Domenic Carosa and Dan Schatt, of firm Earnity, believe decentralized finance (DeFi) is the most exciting thing to happen to money in centuries. People can now use DeFi to invest, save, borrow, and lend between themselves using cryptocurrencies via fully automated, digital “smart contracts,” rather than handing over their money to bankers and investment managers.

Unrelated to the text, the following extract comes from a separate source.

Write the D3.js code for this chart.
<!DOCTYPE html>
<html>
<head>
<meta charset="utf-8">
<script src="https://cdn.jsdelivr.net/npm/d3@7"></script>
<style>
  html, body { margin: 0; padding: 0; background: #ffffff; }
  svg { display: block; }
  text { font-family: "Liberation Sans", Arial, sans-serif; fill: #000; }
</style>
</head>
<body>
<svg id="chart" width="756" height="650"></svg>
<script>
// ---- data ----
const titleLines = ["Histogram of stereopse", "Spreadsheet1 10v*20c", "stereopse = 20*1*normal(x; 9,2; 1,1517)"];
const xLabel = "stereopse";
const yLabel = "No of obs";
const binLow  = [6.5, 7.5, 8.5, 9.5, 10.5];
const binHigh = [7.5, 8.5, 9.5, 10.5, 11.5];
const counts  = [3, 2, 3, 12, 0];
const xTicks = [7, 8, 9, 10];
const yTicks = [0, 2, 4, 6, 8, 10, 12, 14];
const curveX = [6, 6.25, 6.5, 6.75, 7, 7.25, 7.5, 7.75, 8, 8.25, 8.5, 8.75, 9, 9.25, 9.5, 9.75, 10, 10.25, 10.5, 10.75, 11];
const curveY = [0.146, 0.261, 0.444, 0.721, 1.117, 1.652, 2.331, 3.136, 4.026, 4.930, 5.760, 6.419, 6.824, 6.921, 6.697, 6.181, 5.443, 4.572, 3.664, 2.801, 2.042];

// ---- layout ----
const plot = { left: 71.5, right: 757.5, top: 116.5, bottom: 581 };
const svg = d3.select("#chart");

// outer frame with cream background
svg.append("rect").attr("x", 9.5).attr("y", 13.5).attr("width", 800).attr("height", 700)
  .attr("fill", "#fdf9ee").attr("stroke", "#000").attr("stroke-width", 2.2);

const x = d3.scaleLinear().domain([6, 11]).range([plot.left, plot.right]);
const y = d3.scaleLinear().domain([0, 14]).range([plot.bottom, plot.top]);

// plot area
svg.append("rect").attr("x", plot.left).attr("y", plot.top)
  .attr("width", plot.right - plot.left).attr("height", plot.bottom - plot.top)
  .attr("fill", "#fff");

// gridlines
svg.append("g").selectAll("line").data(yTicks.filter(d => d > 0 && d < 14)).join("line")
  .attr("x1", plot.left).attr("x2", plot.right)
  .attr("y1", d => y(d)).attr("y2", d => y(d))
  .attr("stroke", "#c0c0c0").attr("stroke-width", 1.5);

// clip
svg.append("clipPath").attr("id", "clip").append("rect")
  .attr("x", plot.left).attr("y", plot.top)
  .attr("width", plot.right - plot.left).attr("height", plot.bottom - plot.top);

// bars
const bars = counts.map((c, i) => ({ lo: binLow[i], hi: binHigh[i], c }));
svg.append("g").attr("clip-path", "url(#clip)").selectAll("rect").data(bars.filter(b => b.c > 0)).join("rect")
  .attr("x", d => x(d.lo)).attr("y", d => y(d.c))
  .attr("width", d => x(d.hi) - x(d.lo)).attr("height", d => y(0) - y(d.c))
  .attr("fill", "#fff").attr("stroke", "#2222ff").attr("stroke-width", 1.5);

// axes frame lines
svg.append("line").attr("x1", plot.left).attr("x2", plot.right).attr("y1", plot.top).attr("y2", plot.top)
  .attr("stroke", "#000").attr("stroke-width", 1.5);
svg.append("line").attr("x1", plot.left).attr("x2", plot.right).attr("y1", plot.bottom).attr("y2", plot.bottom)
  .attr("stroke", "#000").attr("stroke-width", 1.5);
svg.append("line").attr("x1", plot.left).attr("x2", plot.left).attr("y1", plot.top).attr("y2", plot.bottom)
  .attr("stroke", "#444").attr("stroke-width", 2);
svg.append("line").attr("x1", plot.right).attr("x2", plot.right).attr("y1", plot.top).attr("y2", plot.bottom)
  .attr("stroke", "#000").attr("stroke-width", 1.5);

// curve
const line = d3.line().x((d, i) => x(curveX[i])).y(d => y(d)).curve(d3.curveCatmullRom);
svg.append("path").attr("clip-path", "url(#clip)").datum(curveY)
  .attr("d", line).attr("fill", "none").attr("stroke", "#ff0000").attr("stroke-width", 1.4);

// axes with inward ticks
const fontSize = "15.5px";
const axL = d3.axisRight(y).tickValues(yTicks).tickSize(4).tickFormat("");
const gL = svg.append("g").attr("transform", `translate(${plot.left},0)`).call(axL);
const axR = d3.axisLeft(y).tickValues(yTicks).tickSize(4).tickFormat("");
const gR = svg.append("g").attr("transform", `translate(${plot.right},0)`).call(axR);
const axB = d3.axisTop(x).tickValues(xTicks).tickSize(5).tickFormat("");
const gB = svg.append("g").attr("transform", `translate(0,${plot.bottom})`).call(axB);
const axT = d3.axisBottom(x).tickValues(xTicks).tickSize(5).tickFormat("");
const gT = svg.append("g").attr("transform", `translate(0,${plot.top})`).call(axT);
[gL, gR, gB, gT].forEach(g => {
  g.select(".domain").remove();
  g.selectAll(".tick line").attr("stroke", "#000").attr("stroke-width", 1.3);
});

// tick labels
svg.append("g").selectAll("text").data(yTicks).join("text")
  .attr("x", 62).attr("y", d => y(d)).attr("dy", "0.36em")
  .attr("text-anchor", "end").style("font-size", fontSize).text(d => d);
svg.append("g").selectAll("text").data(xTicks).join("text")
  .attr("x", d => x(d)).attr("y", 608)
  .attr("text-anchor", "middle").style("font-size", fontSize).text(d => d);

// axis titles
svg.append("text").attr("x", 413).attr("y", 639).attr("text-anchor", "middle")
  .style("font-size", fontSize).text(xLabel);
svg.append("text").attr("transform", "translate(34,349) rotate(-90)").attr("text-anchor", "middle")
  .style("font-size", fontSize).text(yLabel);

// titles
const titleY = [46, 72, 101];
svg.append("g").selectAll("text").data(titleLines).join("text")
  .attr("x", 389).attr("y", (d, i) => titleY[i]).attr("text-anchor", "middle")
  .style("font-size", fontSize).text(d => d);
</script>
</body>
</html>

Even better, you can do everything on DeFi via the blockchain: an incorruptible ledger that records every single transaction ever made. However, it does not mean DeFi is risk-free. If you want to know more about decentralized finance, here are some terms you must know:
dApp
Decentralized application (dApp) is the foundation of everything DeFi. A dApp, like a DAO, is an application that runs essentially on its own, with no managers or mediators, and allows users to transfer funds between themselves. The Ethereum blockchain serves as a dApp library for most DeFi dApps, with other blockchains such as Tron and EOS allowing developers to code applications.
DEX/CEX
A DEX is a decentralized exchange, while a CEX is a centralized exchange. Both allow you to buy and sell coins and tokens. Like the distinction between DeFi and CeFi, a DEX is autonomous and powered by algorithms and smart contracts, whereas a company manages a CEX. DEXs with well-known names include Uniswap and Kyber, while CEXs include Coinbase and Binance. CEXs may be less expensive than DEXs, but unlike some DEXs, users have no say in how they operate.
Gas Fees
Gas fees are the fees charged to Ethereum “miners” for processing transactions on the blockchain. The higher the gas fees, the more transactions that go through Ethereum, which may make smaller trades less cost-effective (more on this later in the series)
Yield Farming
Liquidity mining (or yield farming) is a crucial feature of DeFi that allows users to deposit on a DEX or dApp in exchange for rewards. For example, some platforms reward users with another ticket, which can be staked indefinitely on the same or another DEX or dApp. The allure is that each coin or token pays a yield (similar to savings interest), and you can chase (or “farm”) higher profits through the process of staking. It’s similar to putting cash on deposit with different banks, except you need tokens from each bank before you can deposit with the following bank for a higher yield.